The idea that you have control is an insidious illusion.

Butch Dill/Associated Press

Privacy invasion is the subject of an excellent article last week from The Times’s newsroom about an app from the University of Alabama that’s “using location-tracking technology from students’ phones” at football games “to see who skips out and who stays.” Basically: Alabama’s football team routinely obliterates weak competitors at home games; students leave the stadium early to go drink; the school wants them to stay. So they built an app that issues rewards points for staying, which, in turn, gives users access to better tickets for the big games at the end of the year.

It’s an interesting example of a truly consenting privacy invasion. The students know their location is being monitored and are getting something in return. This ostensibly straightforward exchange of goods and services is probably why Alabama’s athletic director told The Times that “privacy concerns rarely came up when the program was being discussed with other departments and student groups.”

It may seem as if there are no real losers here, but as Adam Schwartz, a lawyer for the Electronic Frontier Foundation, said in the article, the app sets a bad precedent by offering an incentive for students to give up their privacy. “A public university is a teacher, telling students what is proper in a democratic society,” he argued.

I’ve been thinking a lot about Schwartz’s critique in recent days and how it could apply broadly to Silicon Valley, advertisers, and those who seek to exploit data. Whether it’s downloading an app or monitoring browsing behavior with cookies or pixel trackers, the decision to use this technology is framed as something you opt into. It’s a choice. But when technology is everywhere, it’s hard to know how much free will we really have. Over at OneZero, Colin Horgan makes this argument eloquently:

The more indispensable an internet connection becomes, the less choice we have, which means we have less and less autonomy, a key element of being capable of exercising control over our lives. It’s difficult to expect someone to gain control over something they’ve never had the option to control in the first place.

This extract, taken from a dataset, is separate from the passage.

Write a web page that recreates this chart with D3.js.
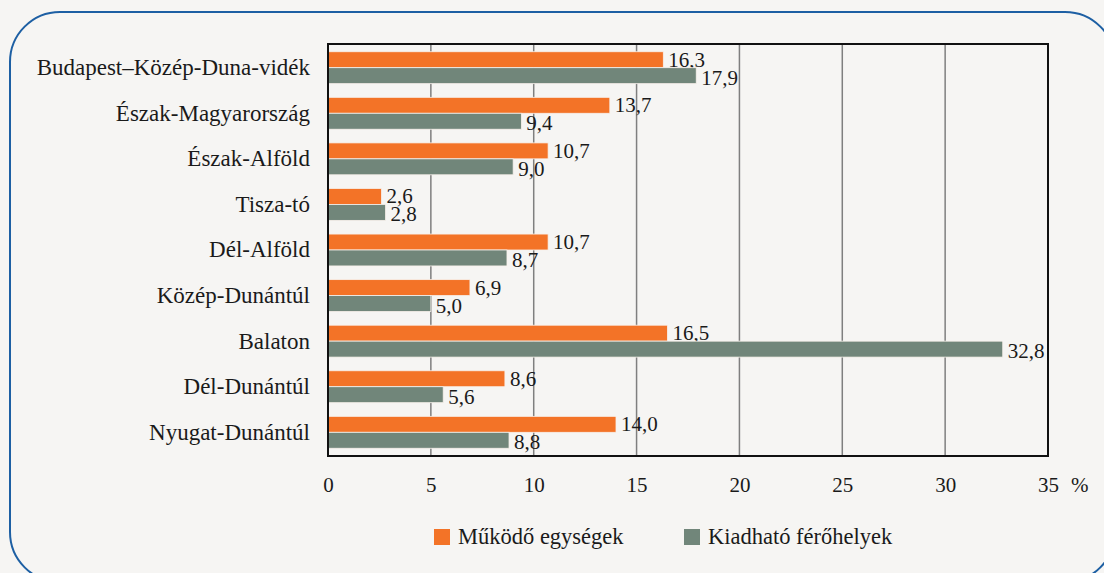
<!DOCTYPE html>
<html>
<head>
<meta charset="utf-8">
<script src="https://cdn.jsdelivr.net/npm/d3@7"></script>
<style>
  html, body { margin: 0; padding: 0; background: #f6f5f3; }
  svg { display: block; }
  svg text { font-family: 'Liberation Serif', 'Times New Roman', serif; }
</style>
</head>
<body>
<svg width="1104" height="573"></svg>
<script>
// régiók, felülről lefelé
var regions = ["Budapest–Közép-Duna-vidék", "Észak-Magyarország", "Észak-Alföld", "Tisza-tó",
  "Dél-Alföld", "Közép-Dunántúl", "Balaton", "Dél-Dunántúl", "Nyugat-Dunántúl"];
var seriesNames = ["Működő egységek", "Kiadható férőhelyek"];
var units = [16.3, 13.7, 10.7, 2.6, 10.7, 6.9, 16.5, 8.6, 14.0];     // működő egységek
var beds  = [17.9, 9.4, 9.0, 2.8, 8.7, 5.0, 32.8, 5.6, 8.8];         // kiadható férőhelyek
var ticks = [0, 5, 10, 15, 20, 25, 30, 35];

var color = { units: "#f37327", beds: "#71867a", grid: "#7f7f7f", text: "#1a1a1a" };
var plotLeft = 328, plotRight = 1048, plotTop = 44, plotBottom = 456;
var fontSize = 21;

var svg = d3.select("svg");

// keret
svg.append("rect")
  .attr("x", 10).attr("y", 12)
  .attr("width", 1105).attr("height", 570)
  .attr("rx", 50).attr("ry", 50)
  .attr("fill", "#f6f5f3")
  .attr("stroke", "#1d5fa3")
  .attr("stroke-width", 2);

var x = d3.scaleLinear().domain([0, 35]).range([plotLeft, plotRight]);
var y = d3.scaleBand().domain(regions).range([plotTop, plotBottom]).paddingInner(0.3).paddingOuter(0.17);
var ySub = d3.scaleBand().domain(["units", "beds"]).range([0, y.bandwidth()]);

// rácsvonalak
svg.append("g").selectAll("line")
  .data(ticks.slice(1, -1))
  .join("line")
  .attr("x1", d => x(d)).attr("x2", d => x(d))
  .attr("y1", plotTop).attr("y2", plotBottom)
  .attr("stroke", color.grid)
  .attr("stroke-width", 1.5);

// oszlopok
var rows = regions.map(function(r, i){ return { region: r, units: units[i], beds: beds[i] }; });

["units", "beds"].forEach(function(key){
  svg.append("g").selectAll("rect")
    .data(rows)
    .join("rect")
    .attr("x", x(0))
    .attr("y", d => y(d.region) + ySub(key))
    .attr("width", d => x(d[key]) - x(0))
    .attr("height", ySub.bandwidth())
    .attr("fill", color[key])
    .attr("stroke", "#f8f1ec")
    .attr("stroke-width", 0.8);

  // adatcímkék
  svg.append("g").selectAll("text")
    .data(rows)
    .join("text")
    .attr("x", d => x(d[key]) + 5)
    .attr("y", d => y(d.region) + ySub(key) + ySub.bandwidth() / 2 + (key == "beds" ? 9 : 7))
    .style("font-size", fontSize + "px")
    .attr("fill", color.text)
    .text(d => d3.format(".1f")(d[key]).replace(".", ","));
});

// keret a rajzterület körül
svg.append("rect")
  .attr("x", plotLeft).attr("y", plotTop)
  .attr("width", plotRight - plotLeft).attr("height", plotBottom - plotTop)
  .attr("fill", "none")
  .attr("stroke", "#111")
  .attr("stroke-width", 2);

// x tengely
var xAxis = svg.append("g")
  .attr("transform", "translate(0," + plotBottom + ")")
  .call(d3.axisBottom(x).tickValues(ticks).tickSize(0).tickPadding(21));
xAxis.select(".domain").remove();
xAxis.selectAll("text")
  .style("font-family", "'Liberation Serif', serif")
  .style("font-size", fontSize + "px")
  .attr("fill", color.text);

svg.append("text")
  .attr("x", x(35) + 23).attr("y", plotBottom + 36)
  .style("font-size", fontSize + "px")
  .attr("fill", color.text)
  .text("%");

// y tengely feliratai
var yAxis = svg.append("g")
  .attr("transform", "translate(" + plotLeft + ",0)")
  .call(d3.axisLeft(y).tickSize(0).tickPadding(18));
yAxis.select(".domain").remove();
yAxis.selectAll("text")
  .style("font-family", "'Liberation Serif', serif")
  .style("font-size", "23px")
  .attr("fill", color.text);

// jelmagyarázat
var legendX = [434, 684];
var legend = svg.append("g").selectAll("g")
  .data(seriesNames)
  .join("g")
  .attr("transform", (d, i) => "translate(" + legendX[i] + ",529)");
legend.append("rect")
  .attr("width", 16).attr("height", 16)
  .attr("fill", (d, i) => i == 0 ? color.units : color.beds);
legend.append("text")
  .attr("x", 24).attr("y", 15)
  .style("font-size", "22.5px")
  .attr("fill", color.text)
  .text(d => d);
</script>
</body>
</html>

Privacy is too often framed around choice and consent by those who are doing the invading. It puts the onus on the user. But the more I write and report on the issue, the more unfair this “personal responsibility” frame seems. We frequently present privacy as something you can protect yourself (see: this letter’s “tips of the week” section). But often tips like password managers or ad blockers feel like applying a Band-Aid to a gunshot wound. Even with privacy best practices, engaging with most technology and living life online means having your data exploited constantly — there’s no choice.

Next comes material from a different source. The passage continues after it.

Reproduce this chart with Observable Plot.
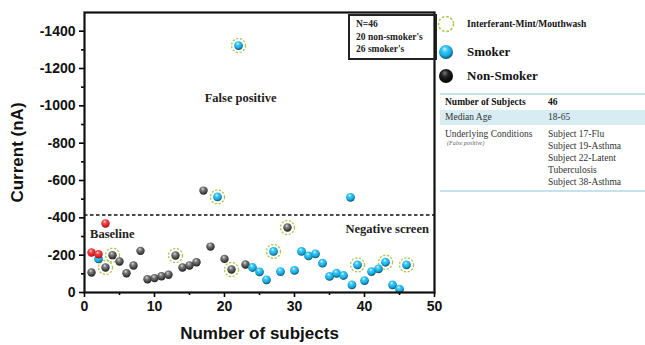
<!DOCTYPE html>
<html><head><meta charset="utf-8">
<script src="https://cdn.jsdelivr.net/npm/d3@7"></script>
<script src="https://cdn.jsdelivr.net/npm/@observablehq/plot@0.6"></script>
<style>
body{margin:0;background:#fff;}
#wrap{position:relative;width:645px;height:345px;overflow:hidden;}
#wrap svg.main{position:absolute;left:0;top:0;}
.serif{font-family:"Liberation Serif","DejaVu Serif",serif;color:#222;}
.abs{position:absolute;white-space:nowrap;}
svg.main g[aria-label="y-axis tick label"] text, svg.main g[aria-label="x-axis tick label"] text{font:bold 14px "Liberation Sans",Arial,sans-serif;fill:#111;}
svg.main g[aria-label="y-axis label"] text, svg.main g[aria-label="x-axis label"] text{font:bold 17px "Liberation Sans",Arial,sans-serif;fill:#111;}
</style></head>
<body><div id="wrap"></div>
<script>
// Non-smokers (grey)
const greyX = [1,3,4,5,6,7,8,9,10,11,12,13,14,15,16,17,18,20,21,23,29];
const greyY = [-107,-134,-200,-166,-103,-145,-223,-71,-77,-87,-95,-198,-134,-145,-162,-546,-246,-180,-123,-150,-348];
// Smokers (blue)
const blueX = [2,19,22,24,25,26,27,28,30,31,32,33,34,35,36,37,38,38.2,39,40,41,42,43,44,45,46];
const blueY = [-180,-512,-1323,-134,-111,-68,-220,-112,-118,-220,-196,-207,-157,-86,-103,-91,-510,-41,-148,-64,-112,-127,-162,-41,-18,-148];
// Baseline (red)
const redX = [1,2,3];
const redY = [-214,-205,-370];
// Interferant-Mint/Mouthwash rings
const ringX = [3,4,13,19,21,22,27,29,39,43,46];
const ringY = [-134,-200,-198,-512,-123,-1323,-220,-348,-148,-162,-148];
const threshold = [-415];
const yTicks = [0,-200,-400,-600,-800,-1000,-1200,-1400];
const yMinor = [-100,-300,-500,-700,-900,-1100,-1300];
const xTicks = [0,10,20,30,40,50];
const xMinor = [5,15,25,35,45];
const notes = [
  {x:22.3, y:-1040, text:"False positive", anchor:"middle"},
  {x:0.8, y:-316, text:"Baseline", anchor:"start"},
  {x:49.2, y:-341, text:"Negative screen", anchor:"end"}
];
const infoLines = ["N=46","20 non-smoker's","26 smoker's"];
const legendItems = ["Interferant-Mint/Mouthwash","Smoker","Non-Smoker"];
const tableRows = [
  ["Number of Subjects","46"],
  ["Median Age","18-65"],
  ["Underlying Conditions",["Subject 17-Flu","Subject 19-Asthma","Subject 22-Latent","Tuberculosis","Subject 38-Asthma"]]
];
const tableNote = "(False positive)";

const zip = (xs, ys) => xs.map((x,i)=>({x, y: ys[i]}));
const grey = zip(greyX, greyY), blue = zip(blueX, blueY), red = zip(redX, redY), rings = zip(ringX, ringY);
const noteMark = a => Plot.text(notes.filter(d => d.anchor === a), {x: "x", y: "y", text: "text", textAnchor: a, fontFamily: "Liberation Serif, serif", fontWeight: "bold", fontSize: 12.5, fill: "#222"});

const svg = Plot.plot({
  width: 645, height: 345,
  marginLeft: 84, marginRight: 211, marginTop: 12, marginBottom: 53,
  style: {background: "transparent", overflow: "visible"},
  x: {domain: [0,50]},
  y: {domain: [0,-1500]},
  marks: [
    Plot.axisY(yMinor, {tickSize: 3, strokeWidth: 1.6, text: null, label: null}),
    Plot.axisX(xMinor, {tickSize: 3, strokeWidth: 1.6, text: null, label: null}),
    Plot.axisY(yTicks, {tickSize: 5, strokeWidth: 1.6, tickPadding: 4, tickFormat: d => String(d), label: "Current (nA)", labelAnchor: "center", labelArrow: "none", labelOffset: 74}),
    Plot.axisX(xTicks, {tickSize: 5, strokeWidth: 1.6, tickPadding: 4, tickFormat: d => String(d), label: "Number of subjects", labelAnchor: "center", labelArrow: "none", labelOffset: 46}),
    Plot.ruleY(threshold, {stroke: "#111", strokeWidth: 1.6, strokeDasharray: "3.5,2.5"}),
    Plot.dot(rings, {x: "x", y: "y", r: 7, stroke: "#a9c84e", strokeWidth: 1.3, strokeDasharray: "2.2,1.6", fill: "none"}),
    Plot.dot(grey, {x: "x", y: "y", r: 4.2, fill: "url(#gGrey)", stroke: "none"}),
    Plot.dot(blue, {x: "x", y: "y", r: 4.4, fill: "url(#gBlue)", stroke: "none"}),
    Plot.dot(red, {x: "x", y: "y", r: 4.2, fill: "url(#gRed)", stroke: "none"}),
    noteMark("middle"), noteMark("start"), noteMark("end"),
    Plot.frame({stroke: "#111", strokeWidth: 2.2})
  ]
});
svg.classList.add("main");
const defs = document.createElementNS("http://www.w3.org/2000/svg","defs");
defs.innerHTML = `
<radialGradient id="gBlue" cx="45%" cy="38%" r="62%" fx="40%" fy="28%">
  <stop offset="0%" stop-color="#d8f6ff"/><stop offset="30%" stop-color="#3fcaf5"/>
  <stop offset="70%" stop-color="#13a9e0"/><stop offset="100%" stop-color="#0a4a66"/></radialGradient>
<radialGradient id="gGrey" cx="45%" cy="38%" r="62%" fx="40%" fy="28%">
  <stop offset="0%" stop-color="#d9d9d9"/><stop offset="35%" stop-color="#7a7a7a"/>
  <stop offset="75%" stop-color="#444"/><stop offset="100%" stop-color="#1a1a1a"/></radialGradient>
<radialGradient id="gRed" cx="45%" cy="38%" r="62%" fx="40%" fy="28%">
  <stop offset="0%" stop-color="#ffd0d0"/><stop offset="35%" stop-color="#f24a4a"/>
  <stop offset="80%" stop-color="#d41c24"/><stop offset="100%" stop-color="#8a0a10"/></radialGradient>
<radialGradient id="gBlack" cx="45%" cy="38%" r="62%" fx="40%" fy="28%">
  <stop offset="0%" stop-color="#777"/><stop offset="40%" stop-color="#222"/>
  <stop offset="100%" stop-color="#000"/></radialGradient>`;
svg.insertBefore(defs, svg.firstChild);
const wrap = document.getElementById("wrap");
wrap.appendChild(svg);

// info box
const info = document.createElement("div");
info.className = "abs serif";
Object.assign(info.style, {left:"348px", top:"14px", width:"79px", height:"40px", border:"2px solid #222", fontSize:"9.5px", fontWeight:"bold", lineHeight:"12.5px", padding:"2px 0 0 6px", boxSizing:"content-box"});
info.innerHTML = infoLines.join("<br>");
wrap.appendChild(info);

// legend
const legTop = [24, 52, 76];
const legSize = ["9.5px","13px","13px"];
legendItems.forEach((t,i)=>{
  const s = document.createElementNS("http://www.w3.org/2000/svg","svg");
  s.setAttribute("width","20"); s.setAttribute("height","20");
  s.style.position="absolute"; s.style.left="436px"; s.style.top=(legTop[i]-10)+"px";
  s.innerHTML = i===0
    ? `<circle cx="10" cy="10" r="7.5" fill="none" stroke="#a9c84e" stroke-width="1.5" stroke-dasharray="2.6,1.8"/>`
    : `<circle cx="10" cy="10" r="7" fill="${i===1?'url(#gBlue)':'url(#gBlack)'}"/>`;
  wrap.appendChild(s);
  const d = document.createElement("div");
  d.className="abs serif";
  Object.assign(d.style,{left:"467px", top:(legTop[i]-9)+"px", height:"18px", lineHeight:"18px", fontSize:legSize[i], fontWeight:"bold", color:"#111"});
  d.textContent = t;
  wrap.appendChild(d);
});

// table
const tbl = document.createElement("div");
tbl.className = "abs serif";
Object.assign(tbl.style,{left:"440px", top:"93px", width:"205px", fontSize:"9.5px", color:"#333"});
let html = `<div style="border-top:2px solid #c3e2ec"></div>`;
html += `<div style="display:flex;height:15px;line-height:15px;font-weight:bold;color:#111"><div style="width:103px;padding-left:5px">${tableRows[0][0]}</div><div>${tableRows[0][1]}</div></div>`;
html += `<div style="display:flex;height:15px;line-height:15px;background:#d7edf3"><div style="width:103px;padding-left:5px">${tableRows[1][0]}</div><div>${tableRows[1][1]}</div></div>`;
html += `<div style="display:flex;padding-top:3px;height:62px;line-height:12px"><div style="width:103px;padding-left:5px">${tableRows[2][0]}<div style="font-size:6px;font-style:italic;line-height:7px;padding-left:2px;color:#666">${tableNote}</div></div><div>${tableRows[2][1].join("<br>")}</div></div>`;
html += `<div style="border-top:2px solid #c3e2ec"></div>`;
tbl.innerHTML = html;
wrap.appendChild(tbl);
</script></body></html>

To really change the privacy conversation, the burden of data protection needs to move from individuals to institutions. Horgan argues that to do this, we need to shed the language of traditional tech marketing, which depicts users as being in control of their data (meanwhile, it’s the technology that’s described as “vulnerable” when it is hacked, exposing our information). “We need to realize it’s not technology that is vulnerable; it’s us,” he writes. “Every discussion of privacy has to begin there: We have no control. We are powerless and alone.”

That illusion of control is insidious.

The University of Alabama app may seem a minor thing, but it’s representative of the way bigger institutions offer incentives to exploit the very people they ought to protect. We deserve better. In the University of Alabama’s case, this means not putting students in a position where they’ll be rewarded if they sacrifice their location data with better seats at bowl games. For tech companies, it means not making us hand over our data as a requirement for participation in today’s internet.